Goal of the exercise: Begin with the first line below and retype each line exactly through the line containing "width=2pt] (8,99) rectangle (862,529);". Any pictures are to be left out.

Information provided:

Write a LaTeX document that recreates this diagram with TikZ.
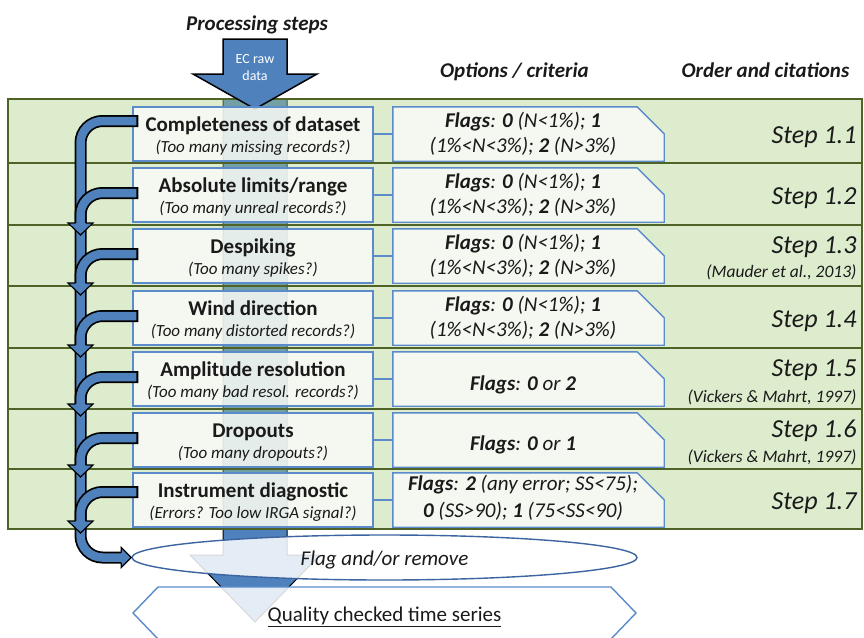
\documentclass[tikz,border=0pt]{standalone}
\usepackage{fontspec}
\setmainfont{Carlito}
\usetikzlibrary{shapes.geometric,calc}
\definecolor{ecblue}{HTML}{4F81BD}
\definecolor{boxline}{HTML}{5B8BCB}
\definecolor{ellline}{HTML}{3B64A0}
\definecolor{bandline}{HTML}{4F6228}
\definecolor{bandfill}{RGB}{170,208,130}
\definecolor{boxfill}{RGB}{250,251,247}
\definecolor{txt}{HTML}{1A1A1A}
\newcommand{\fs}[1]{\fontsize{#1}{#1}\selectfont}
\begin{document}
\begin{tikzpicture}[x=1pt,y=-1pt, every node/.style={text=txt},
 lbox/.style={draw=boxline, line width=1.4pt, fill=boxfill, fill opacity=0.85, minimum width=240pt, minimum height=54pt, inner sep=0pt},
 obox/.style={draw=none, minimum width=271pt, minimum height=54pt, inner sep=0pt},
 oshape/.style={draw=boxline, line width=1.4pt, fill=boxfill, fill opacity=0.85, line join=miter},
 conn/.style={draw=boxline, line width=1.4pt},
 ttl/.style={anchor=base, font=\fs{21}\bfseries},
 sub/.style={anchor=base, font=\fs{17}\itshape},
 opt/.style={anchor=base, font=\fs{21}\itshape},
 stp/.style={anchor=base east, font=\fs{26}\itshape},
 cit/.style={anchor=base east, font=\fs{17.5}\itshape},
 hdr/.style={anchor=base, font=\fs{21}\bfseries\itshape},
 blk/.style={black, line width=12pt, rounded corners=22pt},
 blu/.style={ecblue, line width=8.5pt, rounded corners=22pt},
 hd/.style={black, line width=1.2pt, fill=ecblue, line join=miter}
]
\useasboundingbox (0,0) rectangle (864,637);
\clip (0,0) rectangle (864,637);
\fill[white] (0,0) rectangle (864,637);

% big background arrow
\draw[fill=ecblue, draw=black, line width=1pt, line join=miter] (223,99) -- (287,99) -- (287,555) -- (320,555) -- (255,622) -- (190,555) -- (223,555) -- cycle;

% green band
\fill[bandfill, fill opacity=0.4] (8,99) rectangle (862,529);
\foreach \y in {163,225,286,348,409,469} \draw[bandline, line width=1.8pt] (8,\y) -- (862,\y);
\draw[bandline, line width=2pt] (8,99) rectangle (862,529);

% EC raw data arrow
\draw[fill=ecblue, draw=black, line width=1.5pt, line join=miter] (223,39) -- (287,39) -- (287,74) -- (317,74) -- (255,109) -- (193,74) -- (223,74) -- cycle;
\node[font=\fs{14}, text=white, anchor=base] (ec1) at (255,63) {EC raw};
\node[font=\fs{14}, text=white, anchor=base] (ec2) at (255,80) {data};

% headers
\node[hdr] (h1) at (257,30) {Processing steps};
\node[hdr] (h2) at (514.5,77) {Options / criteria};
\node[hdr] (h3) at (765.5,77) {Order and citations};

% boxes
\foreach \i/\c in {1/134,2/195,3/256,4/318,5/379,6/440,7/500} {
  \node[lbox] (l\i) at (253,\c) {};
  \node[obox] (o\i) at (528.5,\c) {};
  \draw[oshape] (o\i.south west) -- (o\i.north west) -- ($(o\i.north east)+(-27,0)$) -- ($(o\i.north east)+(0,27)$) -- (o\i.south east) -- cycle;
  \draw[conn] (l\i.east) -- (o\i.west);
}

% ellipse and hexagon
\node[ellipse, draw=ellline, line width=1.4pt, fill=white, fill opacity=0.85, minimum width=505pt, minimum height=45pt, inner sep=0pt] (fr) at (384.5,557.5) {};
\node[anchor=base, font=\fs{21}\itshape] (frt) at (384.5,565) {Flag and/or remove};
\draw[draw=boxline, line width=1.4pt, fill=white, fill opacity=0.85, line join=miter] (133,613) -- (158,587) -- (611,587) -- (636,613) -- (611,639) -- (158,639) -- cycle;
\node[anchor=base, font=\fs{21}] (qc) at (384.5,621) {\underline{Quality checked time series}};

% left curved arrows
\foreach \i/\d in {1/-13,2/-2,3/-2,4/-2,5/-2,6/-2,7/-8}
  \coordinate (b\i) at ($(l\i.west)+(6,\d)$);
\draw[blk] (b1) -| (80.5,500) |- ($(fr.west)+(-10,0)$);
\draw[blu] ($(b1)+(-2,0)$) -| (80.5,500) |- ($(fr.west)+(-9,0)$);
\draw[hd] ($(fr.west)+(-10,-5)$) -- ($(fr.west)+(-10,-10)$) -- (fr.west) -- ($(fr.west)+(-10,10)$) -- ($(fr.west)+(-10,5)$);
\foreach \i/\t in {2/235,3/295,4/357,5/416,6/477,7/533} {
  \coordinate (tp\i) at (80.5,\t);
  \draw[blk] (b\i) -| ($(tp\i)+(0,-12)$);
  \draw[blu] ($(b\i)+(-2,0)$) -| ($(tp\i)+(0,-11)$);
  \draw[hd] ($(tp\i)+(-5,-12)$) -- ($(tp\i)+(-12.5,-12)$) -- (tp\i) -- ($(tp\i)+(12.5,-12)$) -- ($(tp\i)+(5,-12)$);
}

% left box texts
\foreach \i/\c/\t/\s in {1/134/{Completeness of dataset}/{(Too many missing records?)},
  2/195/{Absolute limits/range}/{(Too many unreal records?)},
  3/256/{Despiking}/{(Too many spikes?)},
  4/318/{Wind direction}/{(Too many distorted records?)},
  5/379/{Amplitude resolution}/{(Too many bad resol. records?)},
  6/440/{Dropouts}/{(Too many dropouts?)},
  7/500/{Instrument diagnostic}/{(Errors? Too low IRGA signal?)}} {
  \node[ttl] (tt\i) at (253,\c-3) {\t};
  \node[sub] (sb\i) at (253,\c+18) {\s};
}

% option texts
\foreach \i/\c in {1/134,2/195,3/256,4/318} {
  \node[opt] (oa\i) at (523,\c-7) {\textbf{Flags}: \textbf{0} (N<1\%); \textbf{1}};
  \node[opt] (ob\i) at (523,\c+18) {(1\%<N<3\%); \textbf{2} (N>3\%)};
}
\node[opt] (oa5) at (523,390) {\textbf{Flags}: \textbf{0} or \textbf{2}};
\node[opt] (oa6) at (523,450) {\textbf{Flags}: \textbf{0} or \textbf{1}};
\node[opt] (oa7) at (523,490) {\textbf{Flags}: \textbf{2} (any error; SS<75);};
\node[opt] (ob7) at (523,517) {\textbf{0} (SS>90); \textbf{1} (75<SS<90)};

% steps
\node[stp] (st1) at (860,143) {Step 1.1};
\node[stp] (st2) at (860,204) {Step 1.2};
\node[stp] (st3) at (860,253.5) {Step 1.3};
\node[cit] (ct3) at (860,277) {(Mauder et al., 2013)};
\node[stp] (st4) at (860,327) {Step 1.4};
\node[stp] (st5) at (860,376.5) {Step 1.5};
\node[cit] (ct5) at (860,402) {(Vickers \& Mahrt, 1997)};
\node[stp] (st6) at (860,437) {Step 1.6};
\node[cit] (ct6) at (860,462) {(Vickers \& Mahrt, 1997)};
\node[stp] (st7) at (860,509) {Step 1.7};
\end{tikzpicture}
\end{document}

Written reply:
Write a LaTeX document that recreates this diagram with TikZ.
\documentclass[tikz,border=0pt]{standalone}
\usepackage{fontspec}
\setmainfont{Carlito}
\usetikzlibrary{shapes.geometric,calc}
\definecolor{ecblue}{HTML}{4F81BD}
\definecolor{boxline}{HTML}{5B8BCB}
\definecolor{ellline}{HTML}{3B64A0}
\definecolor{bandline}{HTML}{4F6228}
\definecolor{bandfill}{RGB}{170,208,130}
\definecolor{boxfill}{RGB}{250,251,247}
\definecolor{txt}{HTML}{1A1A1A}
\newcommand{\fs}[1]{\fontsize{#1}{#1}\selectfont}
\begin{document}
\begin{tikzpicture}[x=1pt,y=-1pt, every node/.style={text=txt},
 lbox/.style={draw=boxline, line width=1.4pt, fill=boxfill, fill opacity=0.85, minimum width=240pt, minimum height=54pt, inner sep=0pt},
 obox/.style={draw=none, minimum width=271pt, minimum height=54pt, inner sep=0pt},
 oshape/.style={draw=boxline, line width=1.4pt, fill=boxfill, fill opacity=0.85, line join=miter},
 conn/.style={draw=boxline, line width=1.4pt},
 ttl/.style={anchor=base, font=\fs{21}\bfseries},
 sub/.style={anchor=base, font=\fs{17}\itshape},
 opt/.style={anchor=base, font=\fs{21}\itshape},
 stp/.style={anchor=base east, font=\fs{26}\itshape},
 cit/.style={anchor=base east, font=\fs{17.5}\itshape},
 hdr/.style={anchor=base, font=\fs{21}\bfseries\itshape},
 blk/.style={black, line width=12pt, rounded corners=22pt},
 blu/.style={ecblue, line width=8.5pt, rounded corners=22pt},
 hd/.style={black, line width=1.2pt, fill=ecblue, line join=miter}
]
\useasboundingbox (0,0) rectangle (864,637);
\clip (0,0) rectangle (864,637);
\fill[white] (0,0) rectangle (864,637);

% big background arrow
\draw[fill=ecblue, draw=black, line width=1pt, line join=miter] (223,99) -- (287,99) -- (287,555) -- (320,555) -- (255,622) -- (190,555) -- (223,555) -- cycle;

% green band
\fill[bandfill, fill opacity=0.4] (8,99) rectangle (862,529);
\foreach \y in {163,225,286,348,409,469} \draw[bandline, line width=1.8pt] (8,\y) -- (862,\y);
\draw[bandline, line width=2pt] (8,99) rectangle (862,529);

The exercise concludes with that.